Amaranth is often used as a replacement for rice or quinoa in savory dishes, but recently I've been gravitating towards it at breakfast time. I'm one of those people that wakes up starving, especially in these cooler months, so it's been my go-to first thing in the morning. Amaranth is a pretty dense grain, making it the perfect breakfast for when you're craving something warming and hearty. Whole grains like amaranth are rich in complex carbohydrates, making them ideal for balancing blood sugar and energy levels.
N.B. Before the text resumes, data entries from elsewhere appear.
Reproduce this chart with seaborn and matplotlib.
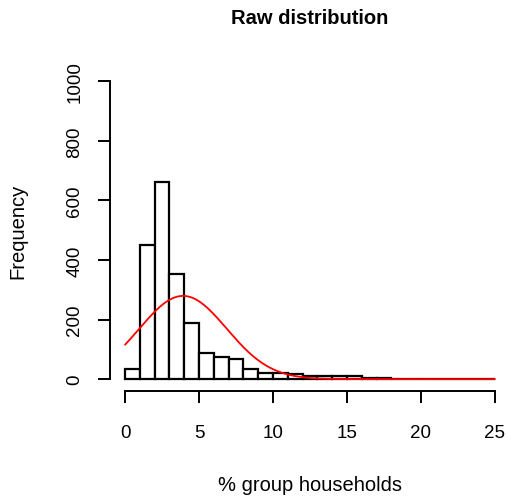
import numpy as np
import pandas as pd
import seaborn as sns
import matplotlib.pyplot as plt

# counts per 1-unit bin (bins 0-1 ... 24-25)
bin_left = list(range(0, 25))
counts = [35, 450, 660, 352, 190, 88, 74, 66, 33, 22, 19, 16, 12, 11, 11, 10,
          5, 5, 2, 1, 1, 0, 0, 1, 2]

# fitted normal overlay (mean, sd of the raw data)
fit_mean = 3.92
fit_sd = 2.95

sns.set_style("white")
plt.rcParams['font.family'] = ['Liberation Sans', 'DejaVu Sans']

df = pd.DataFrame({'pct': [b + 0.5 for b in bin_left], 'n': counts})
edges = list(range(0, 26))

fig = plt.figure(figsize=(5.07, 5.02), dpi=100)
ax = fig.add_axes([0.2174, 0.219, 0.788, 0.641])

sns.histplot(data=df, x='pct', weights='n', bins=edges, color='white',
             edgecolor='black', linewidth=1.6, alpha=1, ax=ax)

n_total = sum(counts)
xs = np.linspace(0, 25, 400)
ys = n_total * np.exp(-(xs - fit_mean) ** 2 / (2 * fit_sd ** 2)) / (fit_sd * np.sqrt(2 * np.pi))
sns.lineplot(x=xs, y=ys, color='red', linewidth=1.3, ax=ax)

ax.set_xlim(-1, 26)
ax.set_ylim(-40, 1040)
for s in ['top', 'right']:
    ax.spines[s].set_visible(False)
ax.spines['left'].set_bounds(0, 1000)
ax.spines['bottom'].set_bounds(0, 25)
for s in ['left', 'bottom']:
    ax.spines[s].set_linewidth(1.4)
    ax.spines[s].set_color('black')
ax.set_xticks([0, 5, 10, 15, 20, 25])
ax.set_yticks([0, 200, 400, 600, 800, 1000])
ax.tick_params(axis='both', left=True, bottom=True, direction='out', length=8.5,
               width=1.4, labelsize=13.5, colors='black')
ax.tick_params(axis='x', pad=15)
ax.tick_params(axis='y', pad=11)
plt.setp(ax.get_yticklabels(), rotation=90, va='center')

ax.set_xlabel('% group households', fontsize=14.5, color='black', va='center')
ax.xaxis.set_label_coords(0.5, -0.289)
ax.set_ylabel('Frequency', fontsize=14.5, color='black', va='center')
ax.yaxis.set_label_coords(-0.2307, 0.5)
ax.set_title('Raw distribution', fontsize=14.5, fontweight='bold', color='black',
             y=1.162, va='center', pad=0)

fig.savefig('out.png', dpi=100)
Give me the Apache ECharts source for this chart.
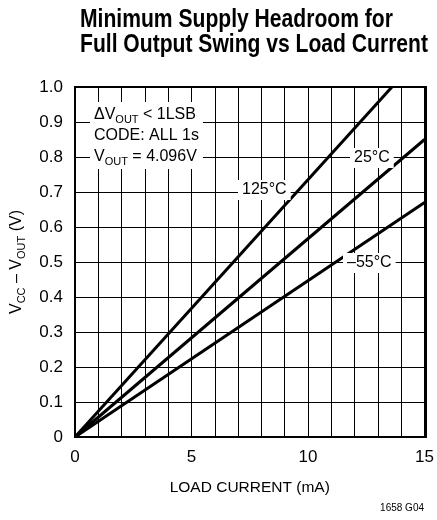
<!DOCTYPE html>
<html>
<head>
<meta charset="utf-8">
<script src="https://cdn.jsdelivr.net/npm/echarts@6/dist/echarts.min.js"></script>
<style>
  html, body { margin: 0; padding: 0; background: #fff; }
  #chart { width: 437px; height: 520px; }
</style>
</head>
<body>
<div id="chart"></div>
<script>
// load current (mA) and headroom (V)
var hot125 = [[0, 0], [13.6, 1.0]]
var room25 = [[0, 0], [15, 0.85]]
var cold55 = [[0, 0], [15, 0.67]]
var xTicks = [0, 5, 10, 15]
var titleLines = ['Minimum Supply Headroom for', 'Full Output Swing vs Load Current']

var FONT = '"Liberation Sans", Arial, sans-serif'
var sub = { fontSize: 11, fontFamily: FONT, verticalAlign: 'bottom', padding: [7, 0, 0, 0] }
var norm = { fontSize: 16, fontFamily: FONT, lineHeight: 21 }

var chart = echarts.init(document.getElementById('chart'))

// squeeze bold title to the condensed width of the original
var cv = document.createElement('canvas').getContext('2d')
cv.font = 'bold 25px ' + FONT
var squeeze = 348 / cv.measureText(titleLines[1]).width

function line(name, data) {
  return {
    name: name,
    type: 'line',
    data: data,
    symbol: 'none',
    lineStyle: { color: '#000', width: 3 },
    z: 3
  }
}

function tag(x, y, rich, text) {
  return {
    type: 'text',
    left: x,
    top: y,
    z: 100,
    style: {
      text: text,
      rich: rich,
      fill: '#000',
      fontSize: 16,
      fontFamily: FONT,
      backgroundColor: '#fff',
      padding: [2, 4, 2, 4]
    }
  }
}

function titleText(i, y) {
  return {
    type: 'text',
    x: 80,
    y: y,
    scaleX: squeeze,
    style: {
      text: titleLines[i],
      fontSize: 25,
      fontWeight: 'bold',
      fontFamily: FONT,
      fill: '#000',
      verticalAlign: 'middle'
    }
  }
}

var option = {
  animation: false,
  grid: { left: 75, right: 11, top: 87, bottom: 83 },
  xAxis: {
    type: 'value',
    min: 0,
    max: 15,
    interval: 1,
    name: 'LOAD CURRENT (mA)',
    nameLocation: 'middle',
    nameGap: 43,
    nameTextStyle: { fontSize: 15.5, fontFamily: FONT, color: '#000' },
    axisLine: { show: true, lineStyle: { color: '#000', width: 2 } },
    axisTick: { show: false },
    axisLabel: {
      fontSize: 17, fontFamily: FONT, color: '#000', margin: 12,
      formatter: function (v) { return xTicks.indexOf(v) >= 0 ? String(v) : '' }
    },
    splitLine: { show: true, lineStyle: { color: '#000', width: 1 } }
  },
  yAxis: {
    type: 'value',
    min: 0,
    max: 1,
    interval: 0.1,
    name: '{n|V}{s|CC}{n| – V}{s|OUT}{n| (V)}',
    nameLocation: 'middle',
    nameGap: 48,
    nameTextStyle: { color: '#000', rich: { n: norm, s: sub } },
    axisLine: { show: true, lineStyle: { color: '#000', width: 2 } },
    axisTick: { show: false },
    axisLabel: {
      fontSize: 17, fontFamily: FONT, color: '#000', margin: 12,
      formatter: function (v) { return v === 0 ? '0' : v.toFixed(1) }
    },
    splitLine: { show: true, lineStyle: { color: '#000', width: 1 } }
  },
  graphic: [
    titleText(0, 20),
    titleText(1, 45),
    {
      type: 'rect',
      shape: { x: 75, y: 87, width: 351, height: 350 },
      style: { fill: 'none', stroke: '#000', lineWidth: 2 },
      z: 50
    },
    tag(90, 102, { n: norm, s: sub },
      '{n|ΔV}{s|OUT}{n| < 1LSB}\n{n|CODE: ALL 1s}\n{n|V}{s|OUT}{n| = 4.096V}'),
    tag(238, 180, null, '125°C'),
    tag(350, 148, null, '25°C'),
    tag(343, 253, null, '–55°C'),
    {
      type: 'text',
      right: 13,
      top: 503,
      style: { text: '1658 G04', fontSize: 10, fontFamily: FONT, fill: '#000' }
    }
  ],
  series: [
    line('125°C', hot125),
    line('25°C', room25),
    line('-55°C', cold55)
  ]
}

chart.setOption(option)
</script>
</body>
</html>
To prepare, you simply cook the amaranth stove top as you would any other grain. I prefer to cook my porridge with a bit of coconut oil for creaminess and some extra fat, and I've been finishing it off with nut or seed mylk (my current fav here), a mix of warming fall spices, and a touch of honey. So good. The spice mix I'm currently obsessing over is hawaj, a blend of ground ginger, cinnamon, clove, and cardamom that is native to the Western Asian country Yeman. This slightly sweet blend of herbs warms the body, boosts the metabolism, and increases our immunity - all so key during the fall and minter months. 

In terms of toppings, you know I'm always one to support creativity. Today, I opted for a sweet-tart version using kumquats (aka nature's sour patch kids), fresh pomegranate, and sweet fall apples, but amaranth porridge can easily and deliciously be made either sweet or savory.